Constantinople under Justinian became again the centre of Christian Europe. But before his power was fully established it was threatened by the gravest of the great insurrections with which the populace showed its independence and its fickle levity. The sedition arose in the Circus, and it was long the fashion to believe that Constantinople was ruled entirely under the sway of the factions of the Hippodrome. A more critical investigation has shown that the demes (δῆμοι) or parties were organised bodies intimately connected with the court and the municipality. The demes had two parts, military under democrats, and civil, or political, under demarchs. The heads of each faction were officers of the court and the army, and the demes were fully organised for military purposes. Not only were they, as we have seen, intrusted with the building of the wall, but they provided, under the Emperor Maurice, troops for the guarding of the long walls; and Justinian himself, at the end of his reign, used them in a similar way. It was to the demes, one writer seems to show, that Justin owed his throne. But while their military and political importance is now fully recognised, we are still without an explanation of how they became connected with the parties and colours of the Circus.

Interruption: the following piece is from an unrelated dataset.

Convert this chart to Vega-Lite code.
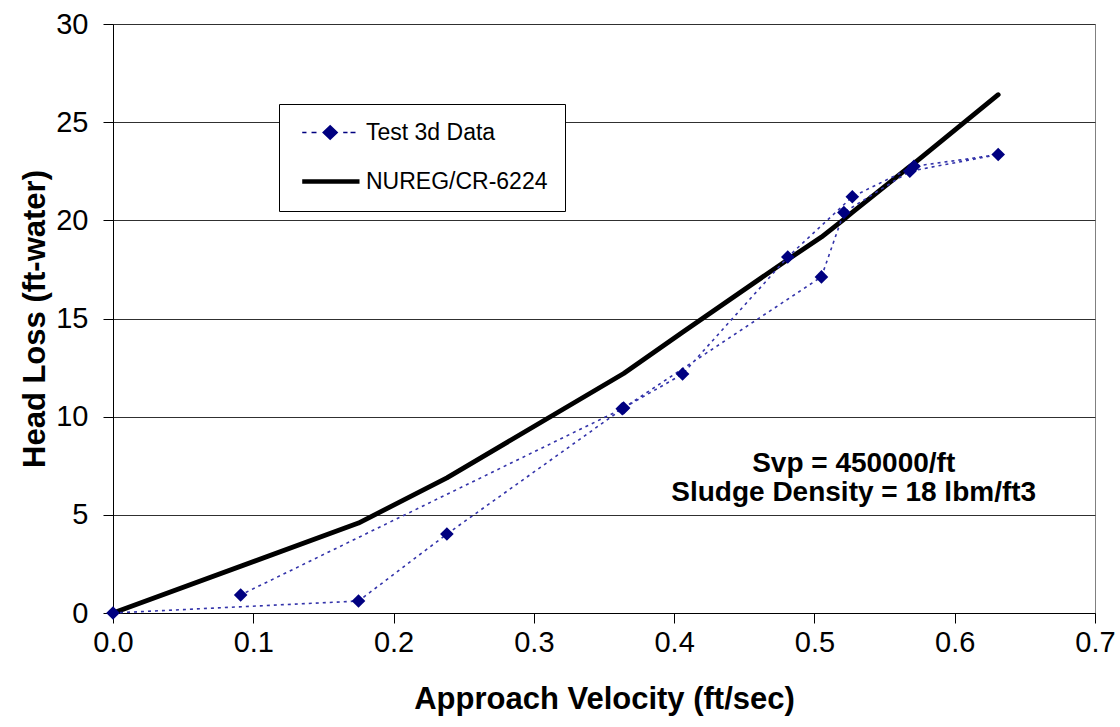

However that may be, we find in the reign of Justinian two large Circus parties, the Blues and the Greens, with whom were merged as sub-divisions the Reds and the Whites, who organised the races and had so much liberty allowed them by the laws, that they were able to defy emperors and set public order at defiance. But the madness of their riot was not without a method. To the demes or factions were allowed privileges which seemed the last relics of the ancient freedom of the Greek cities. "In the sixth century," says Professor Bury, "the outbreaks of the demes represent a last struggle for municipal independence, on which it is the policy of imperial absolutism to encroach. The power of the demarchs had to give way to the control of the præfects of the city."